On a show that was refreshingly comfortable with showing disabled sexuality, it’s telling that Kurt wasn’t allowed the full scope of his own sexual identity. When he lost his virginity, it was barely a blip on the screen. As Queerty’s Brody Brown noted, “We’re supposed to accept that the boys have ditched their purity rings based on tasteful shots of interlocking hands and smiling faces.”

On shows like Modern Family, The Fosters, and Brooklyn Nine-Nine, we never actually see gay sex, though it is implied, with the shows cashing in on their progressive cred as representations of gay people. It takes grittier programming like House of Cards to show gay sexuality, and even then, it doesn’t compare to the heterosexual scenes, many of which are quite explicit. Gay people, it turns out, just don’t really like to have sex, apparently.

Turning to television to reflect images of themselves, heterosexuals have lots of examples, but queer viewers have vanishingly few.
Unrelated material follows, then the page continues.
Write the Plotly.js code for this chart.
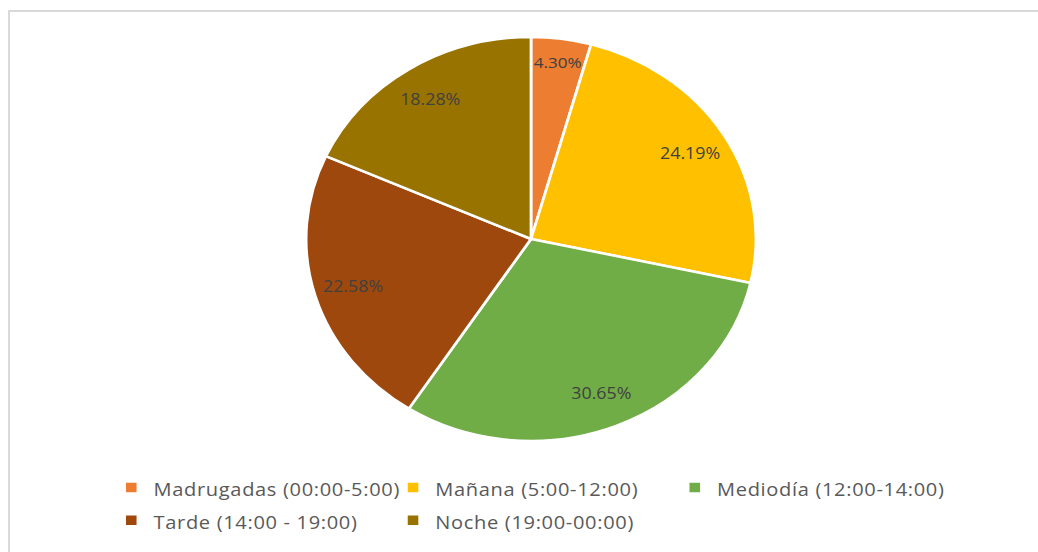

For them, television provides glimpses and hints of what happens behind closed doors, but the primary presentation of queerness is of a tight, contained package that includes a limited number of roles and stereotypes, all carefully calculated to cause the least offense. A no-holds-barred take on gay sexuality is, apparently, too much for most producers, but Rhimes doesn’t have that inhibition, any more than her gay characters do.

What’s bothering people about the sex scenes on How to Get Away with Murder isn’t so much that gay characters are present, or even the superficial knowledge that gay people have sex: It’s the front and center positioning of that sex as something that’s actually happening. The complaints echo the admonitions to not “act gay” in public, whatever that means, and the perils that await queer people in the real world if they openly express their sexuality, even in the most minor of ways.

If television viewers can’t handle gay people having sex on TV, perhaps it’s no wonder that they clutch their pearls at the sight of two men holding hands on the street, or two women kissing at a bus stop, when they wouldn’t think twice about a heterosexual couple doing the same thing.